* begin *

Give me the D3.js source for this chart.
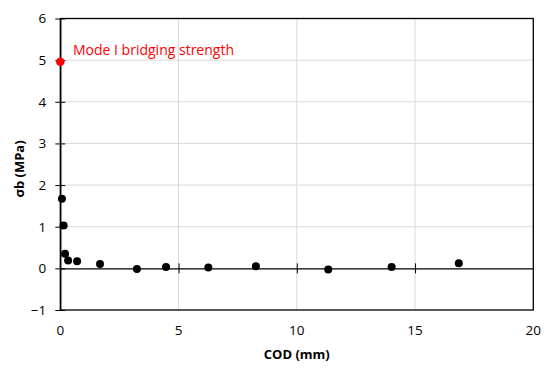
<!DOCTYPE html>
<html><head><meta charset="utf-8">
<script src="https://cdn.jsdelivr.net/npm/d3@7"></script>
<style>body{margin:0;background:#fff}svg{display:block}</style>
</head><body>
<svg id="c" width="550" height="369"></svg>
<script>
const codValues = [0.07, 0.14, 0.2, 0.33, 0.71, 1.68, 3.24, 4.47, 6.26, 8.27, 11.33, 14.01, 16.85];
const sigmaValues = [1.67, 1.03, 0.35, 0.19, 0.17, 0.105, -0.015, 0.03, 0.02, 0.05, -0.03, 0.03, 0.12];
const strengthCod = [0];
const strengthSigma = [4.96];
const strengthLabel = "Mode I bridging strength";
const xTicks = [0, 5, 10, 15, 20];
const yTicks = [-1, 0, 1, 2, 3, 4, 5, 6];
const xTitle = "COD (mm)";
const yTitle = "σb (MPa)";

const svg = d3.select("#c");
const L = 60.3, R = 533.3, T = 18.5, B = 310;
const x = d3.scaleLinear().domain([0, 20]).range([L, R]);
const y = d3.scaleLinear().domain([-1, 6]).range([B, T]);
const font = "'Open Sans', sans-serif";

// gridlines
svg.append("g").selectAll("line.v").data(xTicks.slice(1, -1)).join("line")
  .attr("x1", d => x(d)).attr("x2", d => x(d)).attr("y1", T).attr("y2", B)
  .attr("stroke", "#d9d9d9").attr("stroke-width", 1);
svg.append("g").selectAll("line.h").data(yTicks.filter(d => d !== 0 && d !== -1 && d !== 6)).join("line")
  .attr("x1", L).attr("x2", R).attr("y1", d => y(d)).attr("y2", d => y(d))
  .attr("stroke", "#d9d9d9").attr("stroke-width", 1);

// frame
svg.append("rect").attr("x", L).attr("y", T).attr("width", R - L).attr("height", B - T)
  .attr("fill", "none").attr("stroke", "#000").attr("stroke-width", 1.3);

// y axis
const yAxis = d3.axisLeft(y).tickValues(yTicks).tickSizeInner(5).tickSizeOuter(0).tickPadding(9)
  .tickFormat(d => d < 0 ? "\u2212" + Math.abs(d) : d);
const gy = svg.append("g").attr("transform", `translate(${L},0)`).call(yAxis);
gy.select(".domain").attr("stroke", "#000").attr("stroke-width", 1.3);
gy.selectAll(".tick line").attr("stroke", "#000").attr("x2", 5).attr("x1", -5);
gy.selectAll(".tick text").attr("font-family", font).attr("font-size", 13.5).attr("fill", "#000");

// x axis at y=0
const xAxis = d3.axisBottom(x).tickValues(xTicks).tickSizeOuter(0).tickFormat("");
const gx = svg.append("g").attr("transform", `translate(0,${y(0)})`).call(xAxis);
gx.select(".domain").attr("stroke", "#000").attr("stroke-width", 1.3);
gx.selectAll(".tick line").attr("stroke", "#000").attr("y1", -5).attr("y2", 5)
  .filter(d => d === 0 || d === 20).remove();

// x tick labels at bottom
svg.append("g").selectAll("text").data(xTicks).join("text")
  .attr("x", d => x(d)).attr("y", 335).attr("text-anchor", "middle")
  .attr("font-family", font).attr("font-size", 13.5).attr("fill", "#000").text(d => d);

// titles
svg.append("text").attr("x", x(10)).attr("y", 359).attr("text-anchor", "middle")
  .attr("font-family", font).attr("font-size", 13).attr("font-weight", "bold").text(xTitle);
svg.append("text").attr("transform", `translate(24,169) rotate(-90)`).attr("text-anchor", "middle")
  .attr("font-family", font).attr("font-size", 13).attr("font-weight", "bold").text(yTitle);

// data points
svg.append("g").selectAll("circle").data(codValues).join("circle")
  .attr("cx", (d) => x(d)).attr("cy", (d, i) => y(sigmaValues[i])).attr("r", 4).attr("fill", "#000");

// red point
svg.append("g").selectAll("circle").data(strengthCod).join("circle")
  .attr("cx", d => x(d)).attr("cy", (d, i) => y(strengthSigma[i])).attr("r", 4.3).attr("fill", "#ff0000");
svg.append("text").attr("x", 73).attr("y", 55).attr("font-family", font).attr("font-size", 14)
  .attr("fill", "#ff0000").text(strengthLabel);
</script>
</body></html>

* end *

Aim:
What is needed is an exact reproduction of the data, pictures excluded.

Solution below:
Give me the D3.js source for this chart.
<!DOCTYPE html>
<html><head><meta charset="utf-8">
<script src="https://cdn.jsdelivr.net/npm/d3@7"></script>
<style>body{margin:0;background:#fff}svg{display:block}</style>
</head><body>
<svg id="c" width="550" height="369"></svg>
<script>
const codValues = [0.07, 0.14, 0.2, 0.33, 0.71, 1.68, 3.24, 4.47, 6.26, 8.27, 11.33, 14.01, 16.85];
const sigmaValues = [1.67, 1.03, 0.35, 0.19, 0.17, 0.105, -0.015, 0.03, 0.02, 0.05, -0.03, 0.03, 0.12];
const strengthCod = [0];
const strengthSigma = [4.96];
const strengthLabel = "Mode I bridging strength";
const xTicks = [0, 5, 10, 15, 20];
const yTicks = [-1, 0, 1, 2, 3, 4, 5, 6];
const xTitle = "COD (mm)";
const yTitle = "σb (MPa)";

const svg = d3.select("#c");
const L = 60.3, R = 533.3, T = 18.5, B = 310;
const x = d3.scaleLinear().domain([0, 20]).range([L, R]);
const y = d3.scaleLinear().domain([-1, 6]).range([B, T]);
const font = "'Open Sans', sans-serif";

// gridlines
svg.append("g").selectAll("line.v").data(xTicks.slice(1, -1)).join("line")
  .attr("x1", d => x(d)).attr("x2", d => x(d)).attr("y1", T).attr("y2", B)
  .attr("stroke", "#d9d9d9").attr("stroke-width", 1);
svg.append("g").selectAll("line.h").data(yTicks.filter(d => d !== 0 && d !== -1 && d !== 6)).join("line")
  .attr("x1", L).attr("x2", R).attr("y1", d => y(d)).attr("y2", d => y(d))
  .attr("stroke", "#d9d9d9").attr("stroke-width", 1);

// frame
svg.append("rect").attr("x", L).attr("y", T).attr("width", R - L).attr("height", B - T)
  .attr("fill", "none").attr("stroke", "#000").attr("stroke-width", 1.3);

// y axis
const yAxis = d3.axisLeft(y).tickValues(yTicks).tickSizeInner(5).tickSizeOuter(0).tickPadding(9)
  .tickFormat(d => d < 0 ? "\u2212" + Math.abs(d) : d);
const gy = svg.append("g").attr("transform", `translate(${L},0)`).call(yAxis);
gy.select(".domain").attr("stroke", "#000").attr("stroke-width", 1.3);
gy.selectAll(".tick line").attr("stroke", "#000").attr("x2", 5).attr("x1", -5);
gy.selectAll(".tick text").attr("font-family", font).attr("font-size", 13.5).attr("fill", "#000");

// x axis at y=0
const xAxis = d3.axisBottom(x).tickValues(xTicks).tickSizeOuter(0).tickFormat("");
const gx = svg.append("g").attr("transform", `translate(0,${y(0)})`).call(xAxis);
gx.select(".domain").attr("stroke", "#000").attr("stroke-width", 1.3);
gx.selectAll(".tick line").attr("stroke", "#000").attr("y1", -5).attr("y2", 5)
  .filter(d => d === 0 || d === 20).remove();

// x tick labels at bottom
svg.append("g").selectAll("text").data(xTicks).join("text")
  .attr("x", d => x(d)).attr("y", 335).attr("text-anchor", "middle")
  .attr("font-family", font).attr("font-size", 13.5).attr("fill", "#000").text(d => d);

// titles
svg.append("text").attr("x", x(10)).attr("y", 359).attr("text-anchor", "middle")
  .attr("font-family", font).attr("font-size", 13).attr("font-weight", "bold").text(xTitle);
svg.append("text").attr("transform", `translate(24,169) rotate(-90)`).attr("text-anchor", "middle")
  .attr("font-family", font).attr("font-size", 13).attr("font-weight", "bold").text(yTitle);

// data points
svg.append("g").selectAll("circle").data(codValues).join("circle")
  .attr("cx", (d) => x(d)).attr("cy", (d, i) => y(sigmaValues[i])).attr("r", 4).attr("fill", "#000");

// red point
svg.append("g").selectAll("circle").data(strengthCod).join("circle")
  .attr("cx", d => x(d)).attr("cy", (d, i) => y(strengthSigma[i])).attr("r", 4.3).attr("fill", "#ff0000");
svg.append("text").attr("x", 73).attr("y", 55).attr("font-family", font).attr("font-size", 14)
  .attr("fill", "#ff0000").text(strengthLabel);
</script>
</body></html>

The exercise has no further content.